One of the biggest misconceptions about breast cancer is that it only happens to 'older women'. While only five percent of women in their 20s and 30s suffer from breast cancer, it is the most common cancer in this age group. Plus, it comes with its own set of complications. According to Healthline, for women under 40, breast cancer is often diagnosed in its later stages, when it tends to be more aggressive. This means the survival rate is lower and the recurrence rate is higher.
So while the risk may be low, why take your chances? It is important to educate yourself about breast cancer, its warning signs and how to give yourself a self-exam.
Cancer.org defines breast cancer as a type of cancer that starts in the breast. Cancer starts when cells begin to grow out of control. Breast cancer cells usually form a tumour that can often be seen on an x-ray or felt as a lump. Breast cancer occurs almost entirely in women, but men can get it too.

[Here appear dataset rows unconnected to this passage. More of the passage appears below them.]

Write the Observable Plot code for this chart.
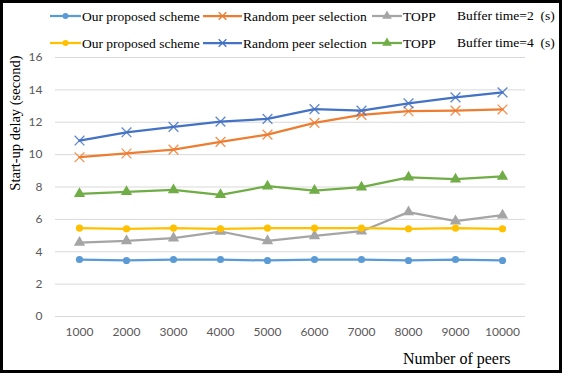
<!DOCTYPE html>
<html>
<head>
<meta charset="utf-8">
<script src="https://cdn.jsdelivr.net/npm/d3@7"></script>
<script src="https://cdn.jsdelivr.net/npm/@observablehq/plot@0.6"></script>
<style>
  html, body { margin: 0; padding: 0; background: #fff; }
  #wrap { position: relative; width: 562px; height: 373px; overflow: hidden; background: #fff; }
  #chart { position: absolute; left: 0; top: 0; }
  #legend { position: absolute; left: 0; top: 0; pointer-events: none; }
  #border { position: absolute; left: 0; top: 0; width: 562px; height: 373px; box-sizing: border-box; border: 3px solid #000; pointer-events: none; }
</style>
</head>
<body>
<div id="wrap">
  <div id="chart"></div>
  <svg id="legend" width="562" height="60"></svg>
  <div id="border"></div>
</div>
<script>
// ---- data ----
const peers = ["1000","2000","3000","4000","5000","6000","7000","8000","9000","10000"];
const yTicks = [0, 2, 4, 6, 8, 10, 12, 14, 16];

const ourScheme2 = [3.52, 3.46, 3.52, 3.52, 3.46, 3.52, 3.52, 3.46, 3.52, 3.46];
const randomPeer2 = [9.84, 10.07, 10.31, 10.79, 11.24, 11.96, 12.46, 12.68, 12.72, 12.79];
const topp2 = [4.57, 4.67, 4.84, 5.25, 4.67, 4.98, 5.27, 6.45, 5.89, 6.26];

const ourScheme4 = [5.46, 5.42, 5.46, 5.42, 5.46, 5.46, 5.46, 5.42, 5.46, 5.42];
const randomPeer4 = [10.87, 11.38, 11.71, 12.04, 12.21, 12.81, 12.72, 13.17, 13.54, 13.85];
const topp4 = [7.58, 7.70, 7.82, 7.52, 8.05, 7.78, 7.99, 8.60, 8.48, 8.65];

const seriesNames = ["Our proposed scheme", "Random peer selection", "TOPP"];
const bufferLabels = ["Buffer time=2\u00a0\u00a0(s)", "Buffer time=4\u00a0\u00a0(s)"];

// ---- styling ----
const series = [
  {name: seriesNames[0], row: 0, values: ourScheme2, color: "#5B9BD5", symbol: "circle"},
  {name: seriesNames[1], row: 0, values: randomPeer2, color: "#ED7D31", symbol: "times"},
  {name: seriesNames[2], row: 0, values: topp2, color: "#A5A5A5", symbol: "triangle"},
  {name: seriesNames[0], row: 1, values: ourScheme4, color: "#FFC000", symbol: "circle"},
  {name: seriesNames[1], row: 1, values: randomPeer4, color: "#4472C4", symbol: "times"},
  {name: seriesNames[2], row: 1, values: topp4, color: "#70AD47", symbol: "triangle"}
];

const marks = [
  Plot.gridY(yTicks, {stroke: "#D9D9D9", strokeOpacity: 1, strokeWidth: 1}),
  Plot.axisY(yTicks, {tickSize: 0, tickPadding: 13, label: null}),
  Plot.axisX({tickSize: 0, tickPadding: 11, label: null}),
  Plot.text(["Number of peers"], {frameAnchor: "bottom-right", text: d => d, dx: -15, dy: 42,
    textAnchor: "end", lineAnchor: "middle", fontFamily: "Liberation Serif", fontSize: 16, fill: "#000"}),
  Plot.text(["Start-up delay (second)"], {frameAnchor: "left", text: d => d, rotate: -90, dx: -40, dy: -64,
    textAnchor: "middle", lineAnchor: "middle", fontFamily: "Liberation Serif", fontSize: 14.5, fill: "#000"})
];

for (const s of series) {
  const data = peers.map((p, i) => ({x: p, y: s.values[i]}));
  marks.push(Plot.line(data, {x: "x", y: "y", stroke: s.color, strokeWidth: 2.25}));
  if (s.symbol === "times") {
    marks.push(Plot.dot(data, {x: "x", y: "y", symbol: "times", r: 4.5, stroke: s.color, strokeWidth: 1.3, strokeOpacity: 0.85}));
  } else if (s.symbol === "triangle") {
    marks.push(Plot.dot(data, {x: "x", y: "y", symbol: "triangle", r: 4.2, fill: s.color, stroke: "none"}));
  } else {
    marks.push(Plot.dot(data, {x: "x", y: "y", symbol: "circle", r: 3.6, fill: s.color, stroke: "none"}));
  }
}

const chart = Plot.plot({
  width: 562,
  height: 373,
  marginLeft: 55,
  marginRight: 37,
  marginTop: 57,
  marginBottom: 57,
  x: {type: "point", domain: peers, padding: 0.5},
  y: {domain: [0, 16]},
  style: {fontFamily: "Lato, sans-serif", fontSize: "12px", color: "#595959", background: "transparent"},
  marks
});
document.getElementById("chart").appendChild(chart);

// ---- legend ----
const leg = d3.select("#legend");
const rowY = [16, 43];
const lineX = [50, 203, 372];
const textX = [82, 243, 403];
const sym = {circle: d3.symbolCircle, times: d3.symbolTimes, triangle: d3.symbolTriangle};
for (const s of series) {
  const idx = seriesNames.indexOf(s.name);
  const y = rowY[s.row];
  const x0 = lineX[idx], x1 = textX[idx] - 1;
  leg.append("line").attr("x1", x0).attr("x2", x1).attr("y1", y).attr("y2", y)
    .attr("stroke", s.color).attr("stroke-width", 2.25);
  const p = leg.append("path").attr("transform", `translate(${(x0 + x1) / 2},${y})`)
    .attr("d", d3.symbol(sym[s.symbol], s.symbol === "circle" ? 28 : 40)());
  if (s.symbol === "times") p.attr("fill", "none").attr("stroke", s.color).attr("stroke-width", 1.3);
  else p.attr("fill", s.color);
  leg.append("text").attr("x", textX[idx]).attr("y", y).attr("dy", "0.35em")
    .attr("font-family", "Liberation Serif").attr("font-size", 13.5).attr("fill", "#000")
    .text(s.name);
}
bufferLabels.forEach((t, i) => {
  leg.append("text").attr("x", 457).attr("y", rowY[i] - 1).attr("dy", "0.35em")
    .attr("font-family", "Liberation Serif").attr("font-size", 13.5).attr("fill", "#000")
    .attr("xml:space", "preserve").text(t);
});
</script>
</body>
</html>
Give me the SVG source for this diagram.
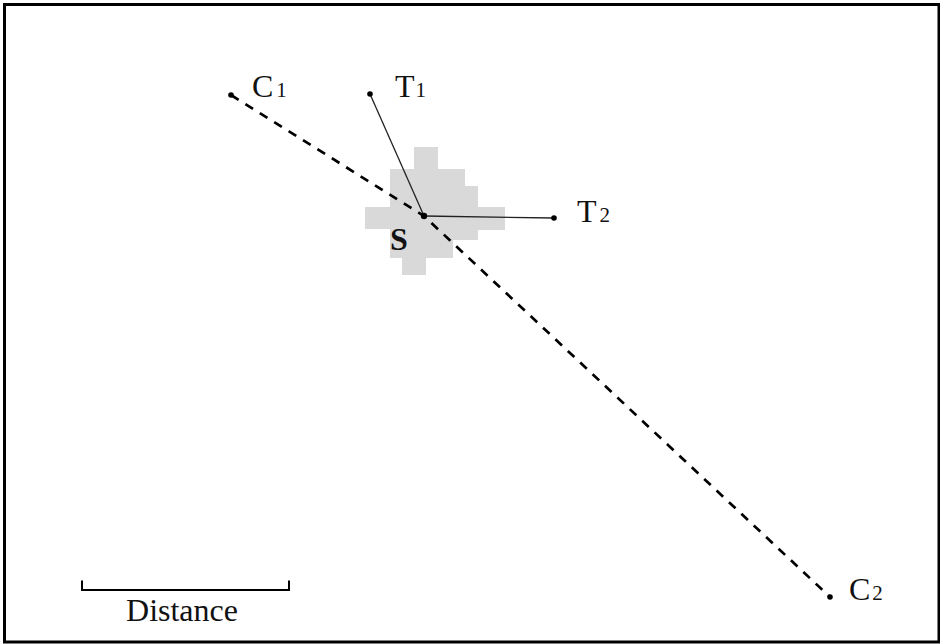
<svg xmlns="http://www.w3.org/2000/svg" width="940" height="644" viewBox="0 0 940 644">
<style>
.lbl{font-family:"Liberation Serif","Times New Roman",serif;font-size:32px;fill:#111}
.sub{font-size:21px}
.dot{fill:#000}
.thin{stroke:#222;stroke-width:1.3;fill:none}
.dash{stroke:#000;stroke-width:2.7;fill:none;stroke-dasharray:9 8}
</style>
<rect x="0" y="0" width="940" height="644" fill="#fff"/>
<rect x="4.5" y="4.5" width="934.5" height="637.5" fill="none" stroke="#000" stroke-width="3"/>
<g id="region">
<polygon fill="#d9d9d9" points="414,147 438,147 438,169 465,169 465,186 478,186 478,207 505,207 505,230 478,230 478,240 453,240 453,258 426,258 426,275 402,275 402,258 390,258 390,229 365,229 365,207 390,207 390,169 414,169"/>
</g>
<g id="connectors">
<polyline class="dash" points="231,95 424,216 830,597"/>
<line class="thin" x1="370" y1="94" x2="424" y2="216"/>
<line class="thin" x1="424" y1="216" x2="554" y2="218"/>
</g>
<g id="C1"><circle class="dot" cx="231" cy="95" r="2.8"/><text class="lbl" x="252" y="97">C<tspan class="sub" dx="3">1</tspan></text></g>
<g id="T1"><circle class="dot" cx="370" cy="94" r="2.8"/><text class="lbl" x="395" y="97">T<tspan class="sub" dx="1">1</tspan></text></g>
<g id="S"><circle class="dot" cx="424" cy="216" r="3.2"/><text class="lbl" x="390" y="250" font-weight="bold">S</text></g>
<g id="T2"><circle class="dot" cx="554" cy="218" r="2.8"/><text class="lbl" x="577" y="222">T<tspan class="sub" dx="3">2</tspan></text></g>
<g id="C2"><circle class="dot" cx="830" cy="597" r="2.8"/><text class="lbl" x="849" y="600">C<tspan class="sub" dx="2">2</tspan></text></g>
<g id="scale">
<polyline points="82,580.5 82,590 289,590 289,580.5" fill="none" stroke="#000" stroke-width="2"/>
<text class="lbl" x="182" y="621" text-anchor="middle" font-size="30">Distance</text>
</g>
</svg>
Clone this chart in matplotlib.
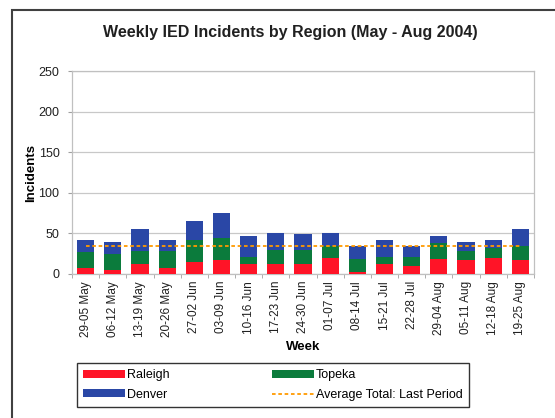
import numpy as np
import matplotlib
matplotlib.use("Agg")
import matplotlib.pyplot as plt
from matplotlib.patches import Rectangle

plt.rcParams['font.family'] = ['Liberation Sans', 'DejaVu Sans']

# weekly data
weeks = ["29-05 May", "06-12 May", "13-19 May", "20-26 May", "27-02 Jun", "03-09 Jun",
         "10-16 Jun", "17-23 Jun", "24-30 Jun", "01-07 Jul", "08-14 Jul", "15-21 Jul",
         "22-28 Jul", "29-04 Aug", "05-11 Aug", "12-18 Aug", "19-25 Aug"]
raleigh = [7, 5, 12, 8, 15, 17, 12, 12, 12, 20, 3, 12, 10, 18, 17, 20, 17]
topeka = [20, 20, 16, 20, 27, 27, 9, 17, 18, 14, 15, 9, 11, 20, 11, 12, 17]
denver = [15, 15, 27, 14, 23, 31, 26, 21, 19, 16, 17, 21, 14, 9, 12, 10, 21]
avg_last_period = 35

colors = {
    "raleigh": "#ff1427",
    "topeka": "#0b7b3c",
    "denver": "#2a47a6",
    "avg": "#ff9a00",
}

fig = plt.figure(figsize=(5.55, 4.18), dpi=100)
ax = fig.add_axes([72/555, 1-274/418, 462/555, 203/418])

x = np.arange(len(weeks))
r = np.array(raleigh)
t = np.array(topeka)
d = np.array(denver)
w = 0.63
b1 = ax.bar(x, r, w, color=colors["raleigh"], label="Raleigh", zorder=3)
b2 = ax.bar(x, t, w, bottom=r, color=colors["topeka"], label="Topeka", zorder=3)
b3 = ax.bar(x, d, w, bottom=r + t, color=colors["denver"], label="Denver", zorder=3)
ln, = ax.plot(x, [avg_last_period] * len(x), color=colors["avg"], lw=1.3,
              ls=(0, (2, 1.5)), label="Average Total: Last Period", zorder=4)

ax.set_xlim(-0.5, len(weeks) - 0.5)
ax.set_ylim(0, 250)
ax.set_yticks(range(0, 251, 50))
ax.yaxis.grid(True, color="#c8c8c8", lw=0.9, zorder=0)
ax.set_axisbelow(True)
for s in ax.spines.values():
    s.set_color("#c0c0c0")
    s.set_linewidth(0.9)

ax.set_xticks(x)
ax.set_xticklabels(weeks, rotation=90, fontsize=8.5, color="#202020")
ax.set_xticks(np.arange(len(weeks) + 1) - 0.5, minor=True)
ax.tick_params(axis="x", which="major", length=0, pad=5)
ax.tick_params(axis="x", which="minor", length=3, color="#a0a0a0")
ax.tick_params(axis="y", length=3, color="#a0a0a0", labelsize=9, labelcolor="#202020", pad=6)

ax.set_xlabel("Week", fontsize=9.5, fontweight="bold", labelpad=3)
ax.set_ylabel("Incidents", fontsize=9.5, fontweight="bold", labelpad=1)

fig.text(290/555, 1-32/418, "Weekly IED Incidents by Region (May - Aug 2004)",
         ha="center", va="center", fontsize=11.5, fontweight="bold", color="#202020")

leg = fig.legend([b1, b3, b2, ln], ["Raleigh", "Denver", "Topeka", "Average Total: Last Period"],
                 ncol=2, loc="lower left", mode="expand",
                 bbox_to_anchor=(77/555, 11/418, 392/555, 45/418),
                 fontsize=9, frameon=True, fancybox=False, edgecolor="black",
                 handlelength=3.3, handleheight=0.6, handletextpad=0.2,
                 borderaxespad=0, borderpad=0.5, labelspacing=0.6)
leg.get_frame().set_linewidth(1.0)

# outer chart border
fig.patches.append(Rectangle((12/555, -0.1), 1.2, 1.1 - 10/418, transform=fig.transFigure,
                             fill=False, edgecolor="#404040", lw=1.5))

fig.savefig("out.png", dpi=100)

According to doctors, it is quite difficult for breast cancer to get diagnosed for women under 40 because their breasts are denser. This means that a tumour, if present, is not likely to show up in a mammogram.
The most common way to detect breast cancer in younger women is to keep a close check on the changes in your breasts. In fact, according to Healthline, a majority of young women diagnosed with breast cancer discover an abnormality themselves.
If you notice any changes in your breast, like changes in the skin, nipple discharge, pain, tenderness, or a lump or mass in the breast or underarm area, please report it immediately to a doctor.
Most medical experts say that there is no need to have a strict schedule for a breast self-exam if you are under the age of 40. The point is to be familiar with your breasts, so that if and when something is wrong, you will immediately be able to tell.
So check your breasts at a time when you feel comfortable--be it in the shower or just before getting dressed for work--just make sure you do it at least once a month. If you've never done a breast exam, here's what you need to do.
1. Stand in front of a mirror and raise one arm over your head
2. With your other hand, move your fingers in a sweeping motion from the outside to the inner breast, like the hands of a clock. Making your way around the clock so that the entire breast is examined.
Another popular way to examine your breasts is to use the pads of your three middle fingers to feel the entire breast, applying light, medium, and firm pressure. Make sure you check each breast twice, once while standing and once while lying down.
Follow this video if you're still confused:
If you do find something abnormal during your breast examination or have any doubts at all, we'd recommend making an appointment with your obstetricians/gynecologist immediately.
So remember to check your breasts often and thoroughly, because it's better to be safe than sorry.